■ **GIVEN PROBLEM**: How many lines of the data hold the word "drawn"? State the number and nothing else.

■ **MATERIAL FOR THIS TASK**:
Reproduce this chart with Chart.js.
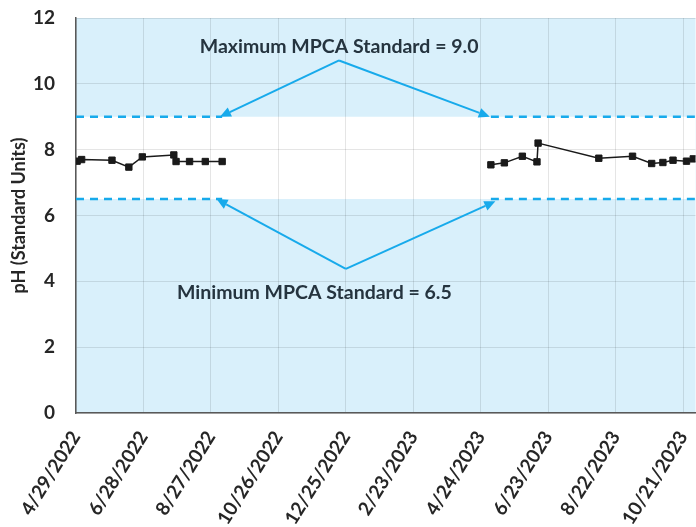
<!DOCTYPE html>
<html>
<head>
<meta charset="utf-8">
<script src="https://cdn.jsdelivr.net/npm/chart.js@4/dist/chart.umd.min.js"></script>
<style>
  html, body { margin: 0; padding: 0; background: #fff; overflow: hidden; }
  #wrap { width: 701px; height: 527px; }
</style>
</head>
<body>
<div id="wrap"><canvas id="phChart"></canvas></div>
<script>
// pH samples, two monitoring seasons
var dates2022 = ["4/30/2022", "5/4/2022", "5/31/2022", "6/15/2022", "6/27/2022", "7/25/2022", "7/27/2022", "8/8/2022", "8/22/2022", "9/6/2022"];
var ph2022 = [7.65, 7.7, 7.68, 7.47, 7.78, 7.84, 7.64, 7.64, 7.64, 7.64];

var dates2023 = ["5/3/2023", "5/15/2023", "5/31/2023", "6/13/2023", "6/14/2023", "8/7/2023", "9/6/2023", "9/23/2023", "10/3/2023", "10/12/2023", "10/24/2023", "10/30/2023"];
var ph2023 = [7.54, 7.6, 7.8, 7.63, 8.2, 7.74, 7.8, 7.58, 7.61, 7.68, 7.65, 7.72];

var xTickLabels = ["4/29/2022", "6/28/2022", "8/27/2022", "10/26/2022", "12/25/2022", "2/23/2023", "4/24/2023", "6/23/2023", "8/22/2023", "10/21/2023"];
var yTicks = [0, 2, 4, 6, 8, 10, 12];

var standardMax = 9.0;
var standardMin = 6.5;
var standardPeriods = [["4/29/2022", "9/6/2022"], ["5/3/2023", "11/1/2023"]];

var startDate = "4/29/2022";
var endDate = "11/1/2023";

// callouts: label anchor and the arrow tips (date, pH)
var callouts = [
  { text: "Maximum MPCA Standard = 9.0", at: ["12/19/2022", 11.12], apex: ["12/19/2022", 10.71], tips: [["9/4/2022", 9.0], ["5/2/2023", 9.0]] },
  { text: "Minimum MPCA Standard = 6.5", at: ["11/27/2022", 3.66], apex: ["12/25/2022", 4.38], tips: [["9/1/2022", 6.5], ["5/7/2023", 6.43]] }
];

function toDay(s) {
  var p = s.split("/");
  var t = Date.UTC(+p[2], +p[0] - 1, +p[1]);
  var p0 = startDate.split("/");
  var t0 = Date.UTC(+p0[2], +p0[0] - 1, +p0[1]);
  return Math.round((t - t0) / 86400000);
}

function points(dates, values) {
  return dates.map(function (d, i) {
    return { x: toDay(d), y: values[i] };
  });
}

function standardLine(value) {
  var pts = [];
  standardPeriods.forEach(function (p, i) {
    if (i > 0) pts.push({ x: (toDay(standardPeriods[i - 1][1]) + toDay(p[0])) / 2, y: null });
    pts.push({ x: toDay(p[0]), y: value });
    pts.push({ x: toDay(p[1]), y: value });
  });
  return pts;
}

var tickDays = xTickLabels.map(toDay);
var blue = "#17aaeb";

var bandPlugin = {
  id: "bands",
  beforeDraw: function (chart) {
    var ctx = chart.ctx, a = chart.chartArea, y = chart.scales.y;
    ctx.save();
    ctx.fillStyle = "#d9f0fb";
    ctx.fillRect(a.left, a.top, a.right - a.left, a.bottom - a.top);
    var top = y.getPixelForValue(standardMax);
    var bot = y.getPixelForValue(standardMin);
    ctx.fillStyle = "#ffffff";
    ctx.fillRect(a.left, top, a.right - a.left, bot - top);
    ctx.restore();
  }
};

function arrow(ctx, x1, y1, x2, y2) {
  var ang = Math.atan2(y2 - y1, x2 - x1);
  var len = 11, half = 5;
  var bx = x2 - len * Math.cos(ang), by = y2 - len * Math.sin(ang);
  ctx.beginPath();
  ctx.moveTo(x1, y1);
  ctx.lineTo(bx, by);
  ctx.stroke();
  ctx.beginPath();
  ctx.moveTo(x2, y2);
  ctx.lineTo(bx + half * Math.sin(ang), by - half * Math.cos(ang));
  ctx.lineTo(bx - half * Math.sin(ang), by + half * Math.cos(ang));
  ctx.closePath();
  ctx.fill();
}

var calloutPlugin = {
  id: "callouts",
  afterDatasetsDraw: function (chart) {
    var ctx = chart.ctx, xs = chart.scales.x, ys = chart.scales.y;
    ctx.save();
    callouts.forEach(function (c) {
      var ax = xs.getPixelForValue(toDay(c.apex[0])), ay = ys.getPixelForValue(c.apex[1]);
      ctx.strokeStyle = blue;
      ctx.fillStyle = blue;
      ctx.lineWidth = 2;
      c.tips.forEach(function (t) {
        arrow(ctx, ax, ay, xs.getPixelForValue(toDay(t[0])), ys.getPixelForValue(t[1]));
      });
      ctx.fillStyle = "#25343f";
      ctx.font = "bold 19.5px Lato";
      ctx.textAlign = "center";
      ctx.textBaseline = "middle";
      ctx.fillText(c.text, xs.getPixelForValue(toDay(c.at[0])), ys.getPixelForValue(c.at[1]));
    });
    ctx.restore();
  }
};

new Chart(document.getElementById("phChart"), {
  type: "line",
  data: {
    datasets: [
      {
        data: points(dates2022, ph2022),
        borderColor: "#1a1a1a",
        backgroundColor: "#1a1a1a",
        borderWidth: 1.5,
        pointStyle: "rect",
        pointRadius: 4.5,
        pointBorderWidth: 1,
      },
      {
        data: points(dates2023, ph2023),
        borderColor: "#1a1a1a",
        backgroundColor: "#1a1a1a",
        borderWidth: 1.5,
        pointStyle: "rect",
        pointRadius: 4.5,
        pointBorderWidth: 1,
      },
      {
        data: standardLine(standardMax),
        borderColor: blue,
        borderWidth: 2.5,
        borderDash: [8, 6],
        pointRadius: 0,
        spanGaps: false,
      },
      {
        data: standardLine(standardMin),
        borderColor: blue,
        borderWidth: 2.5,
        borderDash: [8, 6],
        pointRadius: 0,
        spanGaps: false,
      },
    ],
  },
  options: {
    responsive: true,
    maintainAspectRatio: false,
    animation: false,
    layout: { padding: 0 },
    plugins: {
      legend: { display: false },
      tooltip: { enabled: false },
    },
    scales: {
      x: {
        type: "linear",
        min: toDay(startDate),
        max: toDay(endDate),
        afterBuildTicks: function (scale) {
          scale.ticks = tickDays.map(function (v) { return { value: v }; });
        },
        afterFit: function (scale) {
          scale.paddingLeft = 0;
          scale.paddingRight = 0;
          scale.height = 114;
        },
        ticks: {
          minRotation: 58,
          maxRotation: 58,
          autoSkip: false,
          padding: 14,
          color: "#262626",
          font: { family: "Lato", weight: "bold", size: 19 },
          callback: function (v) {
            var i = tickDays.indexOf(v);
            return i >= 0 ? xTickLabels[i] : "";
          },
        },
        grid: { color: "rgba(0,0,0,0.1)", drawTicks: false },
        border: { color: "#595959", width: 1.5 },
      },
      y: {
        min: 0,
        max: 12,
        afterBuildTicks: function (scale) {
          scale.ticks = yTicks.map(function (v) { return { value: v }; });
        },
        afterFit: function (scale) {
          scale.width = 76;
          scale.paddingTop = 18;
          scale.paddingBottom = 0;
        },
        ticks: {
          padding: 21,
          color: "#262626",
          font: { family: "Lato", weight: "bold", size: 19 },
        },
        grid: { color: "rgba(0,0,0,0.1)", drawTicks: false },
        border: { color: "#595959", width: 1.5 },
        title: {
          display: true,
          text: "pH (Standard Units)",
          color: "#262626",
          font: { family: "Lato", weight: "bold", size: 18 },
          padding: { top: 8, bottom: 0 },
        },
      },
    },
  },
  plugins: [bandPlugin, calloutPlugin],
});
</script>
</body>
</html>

* * *

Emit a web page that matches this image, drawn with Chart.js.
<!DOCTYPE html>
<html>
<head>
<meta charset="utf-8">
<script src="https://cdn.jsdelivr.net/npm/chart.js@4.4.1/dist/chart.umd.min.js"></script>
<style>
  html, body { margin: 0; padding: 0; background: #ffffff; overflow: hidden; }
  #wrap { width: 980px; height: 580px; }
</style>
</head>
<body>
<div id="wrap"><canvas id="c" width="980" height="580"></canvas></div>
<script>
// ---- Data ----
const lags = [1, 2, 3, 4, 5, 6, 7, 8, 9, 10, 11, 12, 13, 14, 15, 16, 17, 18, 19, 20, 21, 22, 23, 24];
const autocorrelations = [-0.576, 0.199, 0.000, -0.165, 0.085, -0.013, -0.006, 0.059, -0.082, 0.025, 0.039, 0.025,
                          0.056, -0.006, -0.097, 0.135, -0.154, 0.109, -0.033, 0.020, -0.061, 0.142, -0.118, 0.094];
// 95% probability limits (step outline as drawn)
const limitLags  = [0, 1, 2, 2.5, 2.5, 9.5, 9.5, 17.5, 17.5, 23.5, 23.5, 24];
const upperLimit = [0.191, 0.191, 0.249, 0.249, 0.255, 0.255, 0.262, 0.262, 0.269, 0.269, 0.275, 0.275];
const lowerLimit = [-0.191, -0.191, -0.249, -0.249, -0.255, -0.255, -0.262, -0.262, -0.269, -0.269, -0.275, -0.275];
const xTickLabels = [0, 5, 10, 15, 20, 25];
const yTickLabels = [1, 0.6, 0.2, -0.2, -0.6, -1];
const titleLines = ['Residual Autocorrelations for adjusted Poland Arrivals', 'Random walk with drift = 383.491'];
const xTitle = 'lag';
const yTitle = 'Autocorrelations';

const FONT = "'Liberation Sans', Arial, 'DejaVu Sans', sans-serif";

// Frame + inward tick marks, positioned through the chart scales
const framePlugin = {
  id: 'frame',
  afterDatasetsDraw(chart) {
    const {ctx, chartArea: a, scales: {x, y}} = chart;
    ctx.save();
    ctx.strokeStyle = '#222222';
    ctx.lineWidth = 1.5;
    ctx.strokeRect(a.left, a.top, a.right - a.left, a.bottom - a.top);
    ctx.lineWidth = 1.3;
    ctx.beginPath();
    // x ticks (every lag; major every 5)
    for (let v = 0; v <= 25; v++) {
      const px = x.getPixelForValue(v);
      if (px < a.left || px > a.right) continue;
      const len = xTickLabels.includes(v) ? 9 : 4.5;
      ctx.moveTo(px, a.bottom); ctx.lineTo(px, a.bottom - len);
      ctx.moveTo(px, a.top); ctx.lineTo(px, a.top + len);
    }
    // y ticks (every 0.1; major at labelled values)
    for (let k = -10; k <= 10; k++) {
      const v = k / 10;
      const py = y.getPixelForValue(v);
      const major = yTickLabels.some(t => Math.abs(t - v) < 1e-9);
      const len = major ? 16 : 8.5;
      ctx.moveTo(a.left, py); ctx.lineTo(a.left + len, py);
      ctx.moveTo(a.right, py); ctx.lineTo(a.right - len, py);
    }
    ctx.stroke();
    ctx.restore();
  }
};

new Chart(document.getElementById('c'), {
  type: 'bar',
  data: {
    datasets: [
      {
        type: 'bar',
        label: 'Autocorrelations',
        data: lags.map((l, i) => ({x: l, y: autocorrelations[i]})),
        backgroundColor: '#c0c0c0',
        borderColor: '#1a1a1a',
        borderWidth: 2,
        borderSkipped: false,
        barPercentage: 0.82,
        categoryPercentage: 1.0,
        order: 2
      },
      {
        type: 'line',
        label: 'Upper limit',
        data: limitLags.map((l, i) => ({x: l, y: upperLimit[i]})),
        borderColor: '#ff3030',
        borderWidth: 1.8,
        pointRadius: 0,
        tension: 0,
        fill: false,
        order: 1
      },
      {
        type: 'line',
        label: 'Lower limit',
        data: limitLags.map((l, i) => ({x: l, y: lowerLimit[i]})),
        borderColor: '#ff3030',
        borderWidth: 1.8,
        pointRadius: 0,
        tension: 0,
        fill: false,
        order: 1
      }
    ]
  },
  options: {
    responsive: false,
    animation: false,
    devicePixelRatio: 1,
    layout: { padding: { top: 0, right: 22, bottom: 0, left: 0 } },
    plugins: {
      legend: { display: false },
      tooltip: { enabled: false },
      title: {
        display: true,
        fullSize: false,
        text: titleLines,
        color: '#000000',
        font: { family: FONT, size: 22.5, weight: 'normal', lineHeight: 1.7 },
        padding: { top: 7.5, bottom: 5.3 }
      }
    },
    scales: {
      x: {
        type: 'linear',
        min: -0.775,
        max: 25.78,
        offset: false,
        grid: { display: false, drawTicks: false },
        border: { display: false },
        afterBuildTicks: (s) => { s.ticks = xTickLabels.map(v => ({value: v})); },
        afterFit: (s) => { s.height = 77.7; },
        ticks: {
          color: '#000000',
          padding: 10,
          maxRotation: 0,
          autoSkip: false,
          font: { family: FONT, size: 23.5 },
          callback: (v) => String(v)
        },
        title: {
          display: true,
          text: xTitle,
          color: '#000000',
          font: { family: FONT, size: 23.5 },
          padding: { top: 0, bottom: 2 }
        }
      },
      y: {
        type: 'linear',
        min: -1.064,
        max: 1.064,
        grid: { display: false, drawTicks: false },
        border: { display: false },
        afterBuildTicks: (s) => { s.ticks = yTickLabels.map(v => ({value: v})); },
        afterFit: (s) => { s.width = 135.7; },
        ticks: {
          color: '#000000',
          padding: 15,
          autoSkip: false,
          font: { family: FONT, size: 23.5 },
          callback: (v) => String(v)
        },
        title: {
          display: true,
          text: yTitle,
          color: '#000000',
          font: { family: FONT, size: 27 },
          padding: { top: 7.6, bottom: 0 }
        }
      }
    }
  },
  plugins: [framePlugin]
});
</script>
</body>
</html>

■ **EXERCISE RESPONSE**: 2